I spoke to a person at VAC about a chronic pain diagnosis and apparently it has to be diagnosed by a psychologist. I don't think I have phantom pain that is all in my head, so I am not sure where a psychological assessment comes in. 
Can anyone help me understand this? I am in constant pain all day everyday and I am not sure how to apply to vac for that or even if I can.


----------



## Gunner98 (31 Dec 2017)

Source: http://www.veterans.gc.ca/eng/services/after-injury/disability-benefits/benefits-determined/table-of-disabilities/ch-17-2006

*Impairment from pain disorders* recognized in the Diagnostic and Statistical Manual of Mental Disorders (DSM) and chronic pain syndrome is rated within Chapter 21, Psychiatric Impairment and Chapter 19, Activities of Daily Living. The ratings are compared and the highest selected.


They are just checking that all diagnostic and treatment avenues have been investigated. 
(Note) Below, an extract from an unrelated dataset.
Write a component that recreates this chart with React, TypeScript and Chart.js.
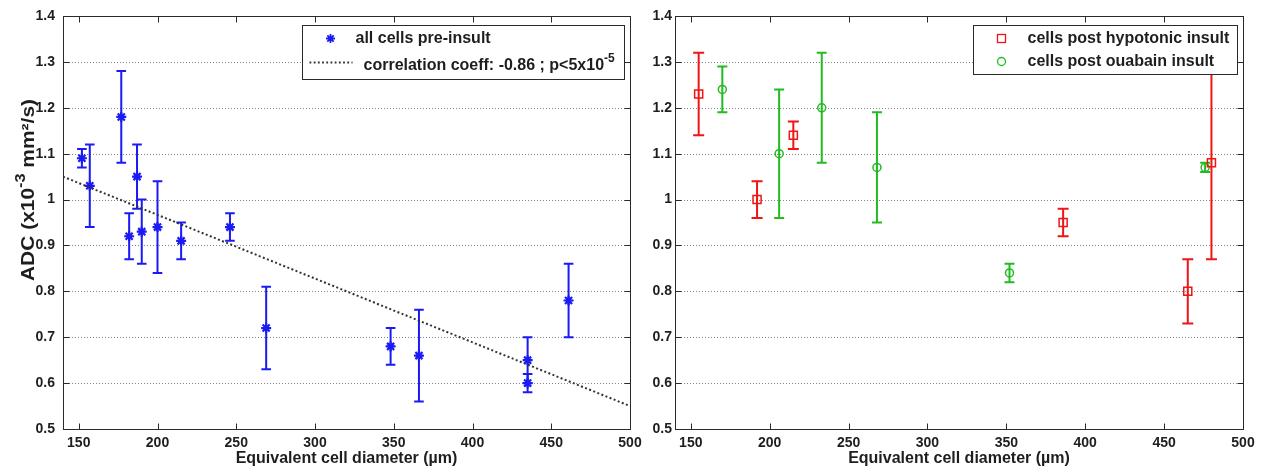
import React, { useEffect, useRef } from 'react';
import { Chart, registerables } from 'chart.js';
Chart.register(...registerables);

// ---- axes ----
const X_MIN = 140;
const X_MAX = 500;
const Y_MIN = 0.5;
const Y_MAX = 1.4;
const X_TICKS = [150, 200, 250, 300, 350, 400, 450, 500];
const Y_TICKS = [0.5, 0.6, 0.7, 0.8, 0.9, 1.0, 1.1, 1.2, 1.3, 1.4];
const Y_TICK_LABELS = ['0.5', '0.6', '0.7', '0.8', '0.9', '1', '1.1', '1.2', '1.3', '1.4'];
const X_TITLE = 'Equivalent cell diameter (\u00b5m)';

// ---- left panel: all cells pre-insult ----
const PRE_X = [152, 157, 177, 182, 187, 190, 200, 215, 246, 269, 348, 366, 435, 435, 461];
const PRE_Y = [1.09, 1.03, 1.18, 0.92, 1.05, 0.93, 0.94, 0.91, 0.94, 0.72, 0.68, 0.66, 0.65, 0.6, 0.78];
const PRE_ERR = [0.02, 0.09, 0.1, 0.05, 0.07, 0.07, 0.1, 0.04, 0.03, 0.09, 0.04, 0.1, 0.05, 0.02, 0.08];
const TREND_X = [140, 500];
const TREND_Y = [1.05, 0.55];

// ---- right panel ----
const HYPO_X = [155, 192, 215, 386, 465, 480];
const HYPO_Y = [1.23, 1.0, 1.14, 0.95, 0.8, 1.08];
const HYPO_ERR = [0.09, 0.04, 0.03, 0.03, 0.07, 0.21];
const OUA_X = [170, 206, 233, 268, 352, 476];
const OUA_Y = [1.24, 1.1, 1.2, 1.07, 0.84, 1.07];
const OUA_ERR = [0.05, 0.14, 0.12, 0.12, 0.02, 0.01];

const FONT = '"Liberation Sans", Arial, Helvetica, sans-serif';
const TEXT = '#1e1e1e';
const AXIS = '#2a2a2a';
const BLUE = '#1a1af5';
const RED = '#f01414';
const GREEN = '#22bb22';

function pts(xs: number[], ys: number[]) {
  return xs.map((x, i) => ({ x, y: ys[i] }));
}

function drawStar(ctx: CanvasRenderingContext2D, x: number, y: number, r: number, color: string, lw: number) {
  ctx.save();
  ctx.strokeStyle = color;
  ctx.lineWidth = lw;
  ctx.beginPath();
  for (let k = 0; k < 4; k++) {
    const a = (k * Math.PI) / 4;
    ctx.moveTo(x - Math.cos(a) * r, y - Math.sin(a) * r);
    ctx.lineTo(x + Math.cos(a) * r, y + Math.sin(a) * r);
  }
  ctx.stroke();
  ctx.restore();
}

type LegendItem = { kind: 'star' | 'dots' | 'square' | 'circle'; color: string; text: string; sup?: string; textDx: number };

function makePlugin(opts: { legend: LegendItem[]; legendW: number; legendH: number; rowYs: number[]; yTitle: boolean }) {
  return {
    id: 'matlabStyle',
    beforeDatasetsDraw(chart: any) {
      const ctx: CanvasRenderingContext2D = chart.ctx;
      const { left, right, top, bottom } = chart.chartArea;
      const xs = chart.scales.x;
      const ys = chart.scales.y;
      // dotted grid
      ctx.save();
      ctx.strokeStyle = '#858585';
      ctx.lineWidth = 1;
      ctx.setLineDash([1, 2]);
      Y_TICKS.forEach((v) => {
        if (v === Y_MIN || v === Y_MAX) return;
        const py = Math.round(ys.getPixelForValue(v)) + 0.5;
        ctx.beginPath();
        ctx.moveTo(left, py);
        ctx.lineTo(right, py);
        ctx.stroke();
      });
      ctx.restore();
      // error bars
      ctx.save();
      ctx.beginPath();
      ctx.rect(left, top, right - left, bottom - top);
      ctx.clip();
      chart.data.datasets.forEach((ds: any) => {
        if (!ds.errors) return;
        ctx.strokeStyle = ds.borderColor;
        ctx.lineWidth = ds.errWidth;
        ds.data.forEach((p: any, i: number) => {
          const e = ds.errors[i];
          const px = xs.getPixelForValue(p.x);
          const y1 = ys.getPixelForValue(p.y - e);
          const y2 = ys.getPixelForValue(p.y + e);
          const c = ds.capHalf;
          ctx.beginPath();
          ctx.moveTo(px, y1);
          ctx.lineTo(px, y2);
          ctx.moveTo(px - c, y1);
          ctx.lineTo(px + c, y1);
          ctx.moveTo(px - c, y2);
          ctx.lineTo(px + c, y2);
          ctx.stroke();
        });
      });
      ctx.restore();
    },
    afterDatasetsDraw(chart: any) {
      const ctx: CanvasRenderingContext2D = chart.ctx;
      const { left, right, top, bottom } = chart.chartArea;
      const xs = chart.scales.x;
      const ys = chart.scales.y;
      ctx.save();
      // box
      ctx.strokeStyle = AXIS;
      ctx.lineWidth = 1;
      ctx.setLineDash([]);
      const L = Math.round(left) + 0.5;
      const R = Math.round(right) + 0.5;
      const T = Math.round(top) + 0.5;
      const B = Math.round(bottom) + 0.5;
      ctx.strokeRect(L, T, R - L, B - T);
      // inward tick marks on all sides
      const tl = 6;
      ctx.beginPath();
      X_TICKS.forEach((v) => {
        const px = Math.round(xs.getPixelForValue(v)) + 0.5;
        ctx.moveTo(px, B);
        ctx.lineTo(px, B - tl);
        ctx.moveTo(px, T);
        ctx.lineTo(px, T + tl);
      });
      Y_TICKS.forEach((v) => {
        const py = Math.round(ys.getPixelForValue(v)) + 0.5;
        ctx.moveTo(L, py);
        ctx.lineTo(L + tl, py);
        ctx.moveTo(R, py);
        ctx.lineTo(R - tl, py);
      });
      ctx.stroke();

      // x title
      ctx.fillStyle = TEXT;
      ctx.font = `bold 16px ${FONT}`;
      ctx.textAlign = 'center';
      ctx.textBaseline = 'middle';
      ctx.fillText(X_TITLE, (left + right) / 2, 459);

      // y title
      if (opts.yTitle) {
        const parts = [
          { t: 'ADC (x10', f: `bold 18px ${FONT}`, dy: 0 },
          { t: '-3', f: `bold 14px ${FONT}`, dy: -9 },
          { t: ' mm\u00b2/s)', f: `bold 18px ${FONT}`, dy: 0 },
        ];
        let total = 0;
        const ws = parts.map((p) => {
          ctx.font = p.f;
          const w = ctx.measureText(p.t).width;
          total += w;
          return w;
        });
        const target = 182;
        ctx.save();
        ctx.translate(27, 190);
        ctx.rotate(-Math.PI / 2);
        ctx.scale(target / total, 1);
        ctx.textAlign = 'left';
        ctx.textBaseline = 'alphabetic';
        let u = -total / 2;
        parts.forEach((p, i) => {
          ctx.font = p.f;
          ctx.fillText(p.t, u, 7 + p.dy);
          u += ws[i];
        });
        ctx.restore();
      }

      // legend
      const lx = Math.round(right) - 6 - opts.legendW + 0.5;
      const ly = Math.round(top) + 9 + 0.5;
      ctx.fillStyle = '#ffffff';
      ctx.fillRect(lx, ly, opts.legendW, opts.legendH);
      ctx.strokeStyle = AXIS;
      ctx.lineWidth = 1;
      ctx.strokeRect(lx, ly, opts.legendW, opts.legendH);
      opts.legend.forEach((it, i) => {
        const cy = ly + opts.rowYs[i];
        const mx = lx + 28;
        if (it.kind === 'star') drawStar(ctx, mx, cy, 4.5, it.color, 1.8);
        if (it.kind === 'dots') {
          ctx.save();
          ctx.strokeStyle = it.color;
          ctx.lineWidth = 1.8;
          ctx.setLineDash([1.8, 2.4]);
          ctx.beginPath();
          ctx.moveTo(lx + 7, cy - 3);
          ctx.lineTo(lx + 50, cy - 3);
          ctx.stroke();
          ctx.restore();
        }
        if (it.kind === 'square') {
          ctx.strokeStyle = it.color;
          ctx.lineWidth = 1.3;
          ctx.strokeRect(mx - 4, cy - 4, 8, 8);
        }
        if (it.kind === 'circle') {
          ctx.strokeStyle = it.color;
          ctx.lineWidth = 1.3;
          ctx.beginPath();
          ctx.arc(mx, cy, 4, 0, Math.PI * 2);
          ctx.stroke();
        }
        ctx.fillStyle = TEXT;
        ctx.font = `bold 16px ${FONT}`;
        ctx.textAlign = 'left';
        ctx.textBaseline = 'middle';
        const tx = lx + it.textDx;
        ctx.fillText(it.text, tx, cy);
        if (it.sup) {
          const w = ctx.measureText(it.text).width;
          ctx.font = `bold 12px ${FONT}`;
          ctx.fillText(it.sup, tx + w, cy - 7);
        }
      });
      ctx.restore();
    },
  };
}

function baseOptions(canvasW: number, plotLeft: number, plotRight: number, yPad: number) {
  const tickFont = { family: FONT, size: 14, weight: 'bold' as const };
  return {
    responsive: false,
    animation: false as const,
    devicePixelRatio: 1,
    layout: { padding: { left: 0, right: canvasW - plotRight, top: 16, bottom: 0 } },
    plugins: { legend: { display: false }, tooltip: { enabled: false } },
    scales: {
      x: {
        type: 'linear' as const,
        min: X_MIN,
        max: X_MAX,
        grid: { display: false, drawTicks: false },
        border: { display: false },
        afterBuildTicks: (s: any) => {
          s.ticks = X_TICKS.map((v) => ({ value: v }));
        },
        afterFit: (s: any) => {
          s.height = 41;
          s.paddingLeft = 0;
          s.paddingRight = 0;
        },
        ticks: { autoSkip: false, maxRotation: 0, padding: 6, font: tickFont, color: TEXT, callback: (v: any) => String(v) },
      },
      y: {
        type: 'linear' as const,
        min: Y_MIN,
        max: Y_MAX,
        grid: { display: false, drawTicks: false },
        border: { display: false },
        afterBuildTicks: (s: any) => {
          s.ticks = Y_TICKS.map((v) => ({ value: v }));
        },
        afterFit: (s: any) => {
          s.width = plotLeft;
          s.paddingTop = 0;
          s.paddingBottom = 0;
        },
        ticks: { autoSkip: false, padding: yPad, font: tickFont, color: TEXT, callback: (_v: any, i: number) => Y_TICK_LABELS[i] },
      },
    },
  };
}

export default function App() {
  const leftRef = useRef<HTMLCanvasElement>(null);
  const rightRef = useRef<HTMLCanvasElement>(null);

  useEffect(() => {
    document.body.style.margin = '0';
    const left = new Chart(leftRef.current as HTMLCanvasElement, {
      type: 'scatter',
      data: {
        datasets: [
          {
            label: 'correlation coeff',
            data: pts(TREND_X, TREND_Y),
            showLine: true,
            borderColor: '#333333',
            borderWidth: 2,
            borderDash: [2, 2.4],
            pointRadius: 0,
            fill: false,
          } as any,
          {
            label: 'all cells pre-insult',
            data: pts(PRE_X, PRE_Y),
            pointStyle: 'star',
            pointRadius: 5,
            borderWidth: 2.2,
            borderColor: BLUE,
            backgroundColor: BLUE,
            errors: PRE_ERR,
            errWidth: 2,
            capHalf: 4.8,
          } as any,
        ],
      },
      options: baseOptions(665, 63, 630, 8) as any,
      plugins: [
        makePlugin({
          legend: [
            { kind: 'star', color: BLUE, text: 'all cells pre-insult', textDx: 53 },
            { kind: 'dots', color: '#333333', text: 'correlation coeff: -0.86 ; p<5x10', sup: '-5', textDx: 61 },
          ],
          legendW: 322,
          legendH: 54,
          rowYs: [13, 40],
          yTitle: true,
        }) as any,
      ],
    });

    const right = new Chart(rightRef.current as HTMLCanvasElement, {
      type: 'scatter',
      data: {
        datasets: [
          {
            label: 'cells post hypotonic insult',
            data: pts(HYPO_X, HYPO_Y),
            pointStyle: 'rect',
            pointRadius: 5.7,
            borderWidth: 1.5,
            borderColor: RED,
            backgroundColor: 'rgba(0,0,0,0)',
            errors: HYPO_ERR,
            errWidth: 2,
            capHalf: 5.5,
          } as any,
          {
            label: 'cells post ouabain insult',
            data: pts(OUA_X, OUA_Y),
            pointStyle: 'circle',
            pointRadius: 4,
            borderWidth: 1.5,
            borderColor: GREEN,
            backgroundColor: 'rgba(0,0,0,0)',
            errors: OUA_ERR,
            errWidth: 2,
            capHalf: 5,
          } as any,
        ],
      },
      options: baseOptions(625, 35, 603, 3) as any,
      plugins: [
        makePlugin({
          legend: [
            { kind: 'square', color: RED, text: 'cells post hypotonic insult', textDx: 54 },
            { kind: 'circle', color: GREEN, text: 'cells post ouabain insult', textDx: 54 },
          ],
          legendW: 264,
          legendH: 49,
          rowYs: [13, 36],
          yTitle: false,
        }) as any,
      ],
    });

    return () => {
      left.destroy();
      right.destroy();
    };
  }, []);

  return (
    <div style={{ position: 'relative', width: 1265, height: 470, background: '#ffffff', overflow: 'hidden' }}>
      <canvas ref={rightRef} width={625} height={470} style={{ position: 'absolute', left: 640, top: 0, width: 625, height: 470 }} />
      <canvas ref={leftRef} width={665} height={470} style={{ position: 'absolute', left: 0, top: 0, width: 665, height: 470 }} />
    </div>
  );
}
Source: https://www.spineuniverse.com/conditions/chronic-pain/psychologists-help-chronic-pain-patients
"Being referred to a psychologist as part of your chronic pain treatment plan does not mean that your doctor thinks that your pain is all in your head. If your doctor refers you to a psychologist, it means that he or she is well-aware of the emotional effects chronic pain can have. It means that your doctor is taking a multi-disciplinary approach to your pain—one that may incorporate medications, physical therapy, and psychology, for example. Since chronic pain is a multi-faceted condition, it generally requires a multi-faceted treatment plan."


----------



## TCM621 (31 Dec 2017)

> Being referred to a psychologist as part of your chronic pain treatment plan does not mean that your doctor thinks that your pain is all in your head.



That is exactly the opposite answer I got when I spoke to vac. Thanks.


----------